IEA again trims global oil demand forecast

The International Energy Agency, Paris, has again trimmed its global oil demand forecast.

By OGJ editors
HOUSTON, Oct 10 -- The International Energy Agency, Paris, has again trimmed its global oil demand forecast.

In its monthly oil market report for October, IEA cut its outlook for oil demand in 2008 by 240,000 b/d, and reduced the 2009 outlook by 440,000 b/d.

The new projections come as a result of weaker-than-expected oil deliveries to member countries of the Organization for Economic Cooperation and Development during July and August and in light of the International Monetary Fund's downward revisions to 2009 global gross domestic product assumptions, which foresee no US economic growth in 2009.

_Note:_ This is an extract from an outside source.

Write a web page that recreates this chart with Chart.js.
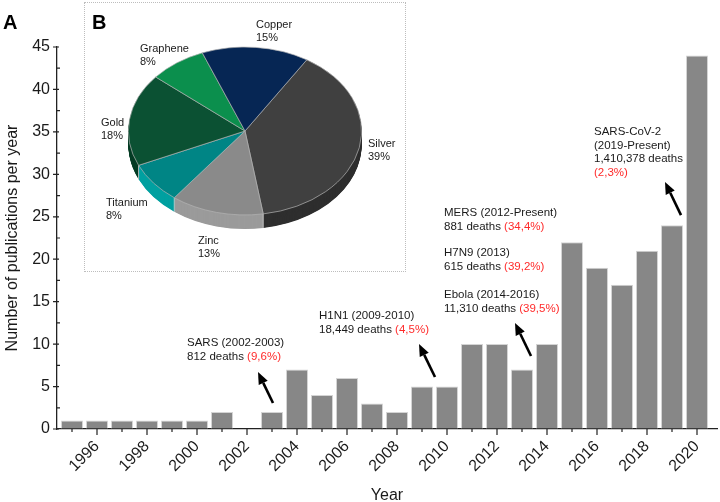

IEA now expects world oil demand to average 86.5 million b/d in 2008, up 400,000 b/d from last year, and 87.2 million b/d in 2009.

Oil demand in the OECD will average 48.1 million b/d in 2008, down 2.2% vs. 2007, and 47.5 million b/d in 2009. Revisions to both North America and Pacific data were significant, IEA said, as rapidly weakening economic conditions, financial turmoil, and high prices should have a marked impact upon OECD demand, most notably in the US.

Meanwhile, oil demand outside the OECD is forecast to average 38.4 million b/d in 2008, up 4.2% from a year earlier, and 39.7 million b/d in 2009, or 40,000 b/d higher than projected in IEA's previous monthly report.

This minor upward revision is related to stronger-than-expected demand in almost all non-OECD regions. Overall, non-OECD demand growth should continue to offset the severe OECD demand contraction, IEA said.

Oil demand is forecast to post moderate growth next year in the former Soviet Union, China, Latin America, and the Middle East. IEA expects oil demand in other non-OECD Asian countries and Africa to increase as well during 2009.